Faithful or Relevant? Can They Live Together?

Can relevance and faithfulness live in harmony? 

This past week in class the professor referenced applications he had been reviewing for an open position at his church.  “Relevance” is a buzzword making its way onto many resumes and has become a “thousands points of light” comment within the contemporary church’s vernacular.   For those that believe the church has become disconnected from culture, “relevance” is the battle cry to present a compelling message of hope.   Yet, in the words of my professor, “Our job is to be faithful.”

Relevance is about being real, authentic, relate-able, new, edgy, current.   Relevance lives with two toes in tomorrow, fearing that he will become a dinosaur of yesterday.  Relevance is not your grandma’s communion cracker.

Faithfulness is about being true, consistent, predictable to the established patterns, guarding and protecting the treasures of the past.   Faithfulness lives anchored in the victories of yesterday, fearing that yesterday’s battle and its heroes will be forgotten.  Faithfulness tethers itself to the family album.

I’ve spent a lot of time this week thinking about the tension that exists between these two imperatives.  I see the need on both sides.  I’ve seen churches oblivious to the needs of their community, while being “faithful” to the words of their liturgy.  I have seen churches in an attempt to make all welcome and comfortable eliminate any elements that may alienate, even if that element is the gospel itself.   What is the right balance?  Is holding the balance even our responsibility?

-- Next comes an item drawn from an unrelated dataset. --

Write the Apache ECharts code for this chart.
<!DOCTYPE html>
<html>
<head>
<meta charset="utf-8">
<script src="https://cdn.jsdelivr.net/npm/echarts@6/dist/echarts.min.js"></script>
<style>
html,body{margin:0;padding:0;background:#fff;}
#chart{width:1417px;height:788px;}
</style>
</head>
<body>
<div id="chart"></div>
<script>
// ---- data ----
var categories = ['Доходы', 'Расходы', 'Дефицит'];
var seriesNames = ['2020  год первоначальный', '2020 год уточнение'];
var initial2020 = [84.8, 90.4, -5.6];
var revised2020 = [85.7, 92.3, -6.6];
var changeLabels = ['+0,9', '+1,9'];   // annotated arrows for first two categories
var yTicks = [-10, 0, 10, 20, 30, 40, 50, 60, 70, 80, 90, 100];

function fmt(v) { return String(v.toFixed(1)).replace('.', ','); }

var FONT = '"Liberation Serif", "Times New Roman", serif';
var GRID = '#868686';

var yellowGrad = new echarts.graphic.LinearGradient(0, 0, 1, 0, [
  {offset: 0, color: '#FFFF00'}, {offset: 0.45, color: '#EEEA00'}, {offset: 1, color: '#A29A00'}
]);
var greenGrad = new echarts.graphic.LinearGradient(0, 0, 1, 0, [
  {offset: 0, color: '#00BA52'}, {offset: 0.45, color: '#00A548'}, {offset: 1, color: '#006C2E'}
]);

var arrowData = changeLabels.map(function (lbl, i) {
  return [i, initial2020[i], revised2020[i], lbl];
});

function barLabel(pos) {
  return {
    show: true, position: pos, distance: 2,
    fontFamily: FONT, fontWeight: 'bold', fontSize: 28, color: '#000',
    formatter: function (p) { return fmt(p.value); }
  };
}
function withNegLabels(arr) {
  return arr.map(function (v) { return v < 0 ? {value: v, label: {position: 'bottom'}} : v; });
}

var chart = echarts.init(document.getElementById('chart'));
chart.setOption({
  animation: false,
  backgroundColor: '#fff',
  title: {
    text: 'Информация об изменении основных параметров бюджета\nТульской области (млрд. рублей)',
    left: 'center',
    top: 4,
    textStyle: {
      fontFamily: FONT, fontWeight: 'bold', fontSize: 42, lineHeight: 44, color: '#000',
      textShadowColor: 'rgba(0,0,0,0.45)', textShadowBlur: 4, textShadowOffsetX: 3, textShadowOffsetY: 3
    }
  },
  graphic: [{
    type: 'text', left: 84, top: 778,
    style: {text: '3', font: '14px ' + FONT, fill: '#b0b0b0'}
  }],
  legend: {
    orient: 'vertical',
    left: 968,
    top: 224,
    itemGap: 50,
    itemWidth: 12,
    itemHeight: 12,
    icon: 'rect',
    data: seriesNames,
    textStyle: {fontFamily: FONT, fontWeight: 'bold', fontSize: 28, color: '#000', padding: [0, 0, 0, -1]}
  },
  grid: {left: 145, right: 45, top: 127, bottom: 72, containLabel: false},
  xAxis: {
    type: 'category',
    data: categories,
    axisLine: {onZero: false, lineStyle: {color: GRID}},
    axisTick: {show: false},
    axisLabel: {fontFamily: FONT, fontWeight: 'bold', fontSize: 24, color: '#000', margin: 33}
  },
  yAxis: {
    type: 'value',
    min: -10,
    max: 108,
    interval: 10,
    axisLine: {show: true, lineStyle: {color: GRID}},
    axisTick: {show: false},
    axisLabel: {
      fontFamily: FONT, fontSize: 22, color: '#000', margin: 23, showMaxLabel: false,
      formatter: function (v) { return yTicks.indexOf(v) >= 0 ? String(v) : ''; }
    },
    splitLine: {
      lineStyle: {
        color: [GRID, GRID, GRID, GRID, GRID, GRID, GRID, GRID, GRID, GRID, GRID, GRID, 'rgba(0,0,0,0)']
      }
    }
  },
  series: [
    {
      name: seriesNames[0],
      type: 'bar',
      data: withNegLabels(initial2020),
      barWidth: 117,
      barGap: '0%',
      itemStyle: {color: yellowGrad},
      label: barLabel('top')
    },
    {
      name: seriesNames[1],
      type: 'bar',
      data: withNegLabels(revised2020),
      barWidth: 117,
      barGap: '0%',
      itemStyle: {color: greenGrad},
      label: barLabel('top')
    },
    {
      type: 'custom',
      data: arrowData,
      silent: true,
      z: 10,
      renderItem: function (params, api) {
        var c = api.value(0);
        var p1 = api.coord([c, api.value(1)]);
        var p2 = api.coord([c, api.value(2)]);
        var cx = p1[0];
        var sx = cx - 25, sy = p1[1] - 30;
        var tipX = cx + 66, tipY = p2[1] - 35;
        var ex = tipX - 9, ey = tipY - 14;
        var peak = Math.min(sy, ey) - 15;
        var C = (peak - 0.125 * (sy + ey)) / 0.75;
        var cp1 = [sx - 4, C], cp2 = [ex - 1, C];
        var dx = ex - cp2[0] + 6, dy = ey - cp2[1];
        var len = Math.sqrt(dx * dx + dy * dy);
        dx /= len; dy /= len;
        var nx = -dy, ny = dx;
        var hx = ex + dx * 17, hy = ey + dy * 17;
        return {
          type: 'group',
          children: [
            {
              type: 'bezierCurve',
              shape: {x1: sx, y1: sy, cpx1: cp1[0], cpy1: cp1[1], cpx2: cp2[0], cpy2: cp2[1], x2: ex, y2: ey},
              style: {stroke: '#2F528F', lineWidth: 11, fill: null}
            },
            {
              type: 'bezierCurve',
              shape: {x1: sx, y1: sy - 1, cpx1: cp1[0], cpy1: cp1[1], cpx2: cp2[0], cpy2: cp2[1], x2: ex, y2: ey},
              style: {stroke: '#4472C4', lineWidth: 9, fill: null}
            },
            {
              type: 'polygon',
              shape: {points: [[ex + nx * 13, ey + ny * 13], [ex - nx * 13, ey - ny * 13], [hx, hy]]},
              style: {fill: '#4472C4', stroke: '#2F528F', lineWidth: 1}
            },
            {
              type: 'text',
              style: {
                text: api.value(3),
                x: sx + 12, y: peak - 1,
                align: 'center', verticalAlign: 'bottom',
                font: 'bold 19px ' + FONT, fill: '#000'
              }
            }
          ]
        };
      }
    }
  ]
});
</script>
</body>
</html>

Faithfulness is more relevant than any of us may fully realize.    Where does one go to find faithfulness anymore?  You won’t find it in the institution of marriage–marriages are failing at a high-speed rate.  You won’t find it in our politics–it’s too, well, political; a place where words change to suit the audience and garner support.  I don’t have to read too far into the daily newspaper or survey too much of my personal landscape to recognize that faithfulness to anything or anyone is something sorely missing in our homes, schools, communities…and yes, our churches.

The writers of Scriptures weren’t concerned with relevance.  They knew that to preach Christ, anchoring His message in the proclamation of old, was to speak a relevant message.

In the past God spoke to our ancestors through the prophets at many times and in various ways, but in these last days he has spoken to us by his Son, whom he appointed heir of all things, and through whom also he made the universe.  The Son is the radiance of God’s glory and the exact representation of his being, sustaining all things by his powerful word. After he had provided purification for sins, he sat down at the right hand of the Majesty in heaven.  Hebrews 1:1-3

I want you to recall the words spoken in the past by the holy prophets and the command given by our Lord and Savior through your apostles.  2 Peter 3:2

Being faithful.  How relevant.  How refreshing.

Here is a trustworthy saying that deserves full acceptance: Christ Jesus came into the world to save sinners—of whom I am the worst. But for that very reason I was shown mercy so that in me, the worst of sinners, Christ Jesus might display his immense patience as an example for those who would believe in him and receive eternal life.  I Timothy 1:15-16

What about you?  Do you think we spend too much time in the church thinking up something new or creative?  How do you manage the tension?  What dangers have you seen in the “relevance” search?  What safeguards are necessary to keep relevance faithful?  I would love to hear your thoughts…because I know this is one I’m going to keep thinking about.